Take every line where the string "draws" appears and copy it.
=======
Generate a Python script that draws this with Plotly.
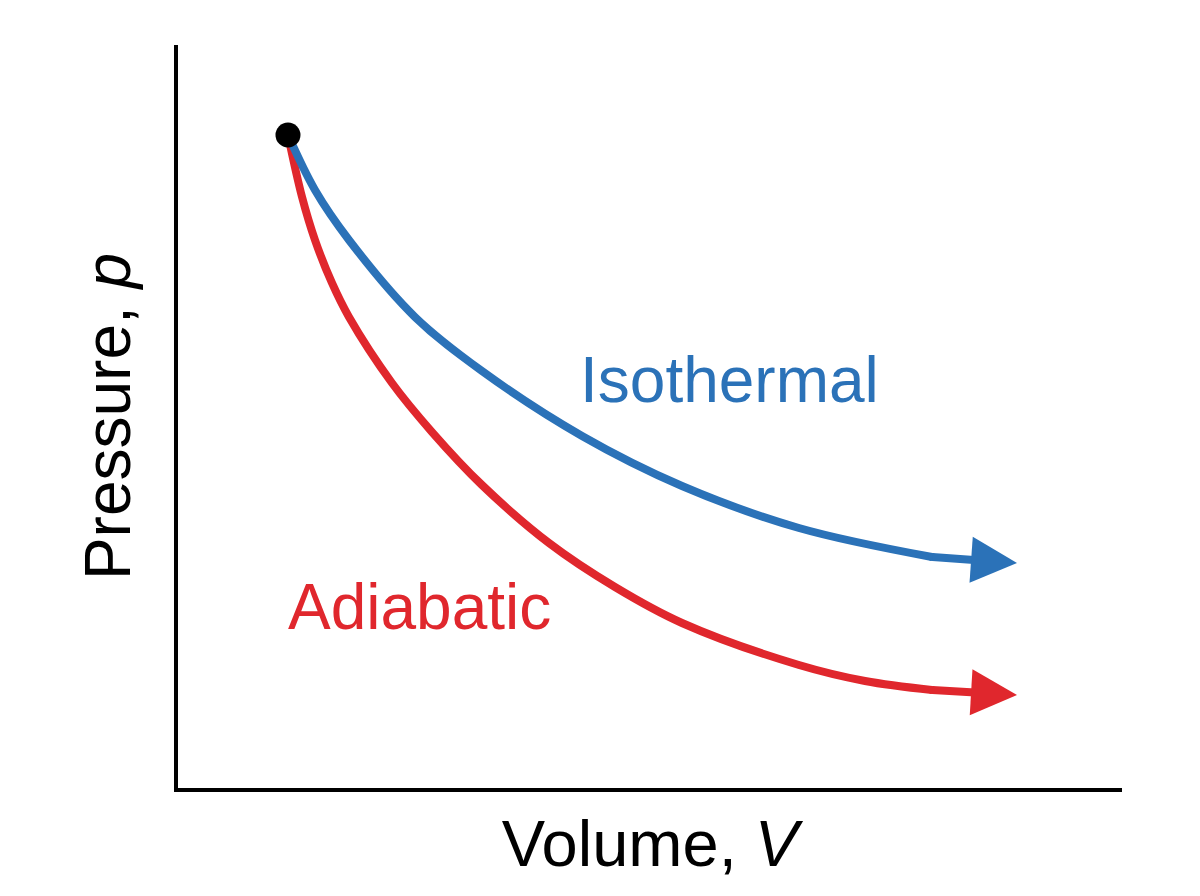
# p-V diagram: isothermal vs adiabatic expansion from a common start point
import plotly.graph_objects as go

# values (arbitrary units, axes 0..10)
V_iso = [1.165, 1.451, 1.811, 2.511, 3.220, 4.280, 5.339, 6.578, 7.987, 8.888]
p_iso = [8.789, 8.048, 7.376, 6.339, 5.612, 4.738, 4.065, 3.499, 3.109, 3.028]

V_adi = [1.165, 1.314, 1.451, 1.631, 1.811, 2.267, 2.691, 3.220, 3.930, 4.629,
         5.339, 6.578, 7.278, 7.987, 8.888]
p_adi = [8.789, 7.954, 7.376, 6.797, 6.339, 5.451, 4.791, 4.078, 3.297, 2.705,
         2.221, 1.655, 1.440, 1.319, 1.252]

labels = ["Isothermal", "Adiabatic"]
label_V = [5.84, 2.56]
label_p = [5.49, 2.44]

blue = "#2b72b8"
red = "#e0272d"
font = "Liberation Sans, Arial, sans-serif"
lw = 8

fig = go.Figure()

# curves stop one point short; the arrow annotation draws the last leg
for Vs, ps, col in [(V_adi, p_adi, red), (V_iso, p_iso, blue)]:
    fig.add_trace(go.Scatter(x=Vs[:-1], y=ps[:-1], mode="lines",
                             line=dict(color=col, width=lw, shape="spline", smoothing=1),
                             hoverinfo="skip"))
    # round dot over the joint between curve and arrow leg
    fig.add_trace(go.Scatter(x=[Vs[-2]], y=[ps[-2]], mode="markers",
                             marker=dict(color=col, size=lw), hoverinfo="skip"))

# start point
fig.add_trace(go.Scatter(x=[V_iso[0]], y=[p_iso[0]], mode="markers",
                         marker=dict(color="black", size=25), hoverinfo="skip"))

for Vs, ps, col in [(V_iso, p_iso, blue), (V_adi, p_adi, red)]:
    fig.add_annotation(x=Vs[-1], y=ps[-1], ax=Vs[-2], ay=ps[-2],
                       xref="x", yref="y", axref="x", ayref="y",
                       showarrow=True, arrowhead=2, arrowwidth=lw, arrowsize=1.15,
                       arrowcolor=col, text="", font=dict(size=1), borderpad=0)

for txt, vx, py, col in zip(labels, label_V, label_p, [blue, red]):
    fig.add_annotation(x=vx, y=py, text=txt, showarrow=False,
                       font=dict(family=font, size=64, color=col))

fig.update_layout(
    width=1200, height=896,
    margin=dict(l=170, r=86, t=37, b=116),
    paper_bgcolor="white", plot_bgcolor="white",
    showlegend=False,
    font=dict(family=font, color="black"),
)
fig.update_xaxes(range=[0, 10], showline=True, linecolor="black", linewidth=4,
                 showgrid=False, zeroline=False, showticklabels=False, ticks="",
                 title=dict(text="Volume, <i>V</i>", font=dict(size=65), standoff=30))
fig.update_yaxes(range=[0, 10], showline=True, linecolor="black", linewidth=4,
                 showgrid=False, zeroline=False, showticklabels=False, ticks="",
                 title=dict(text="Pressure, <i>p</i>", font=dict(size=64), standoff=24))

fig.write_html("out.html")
=======
Full answer:
Generate a Python script that draws this with Plotly.
# curves stop one point short; the arrow annotation draws the last leg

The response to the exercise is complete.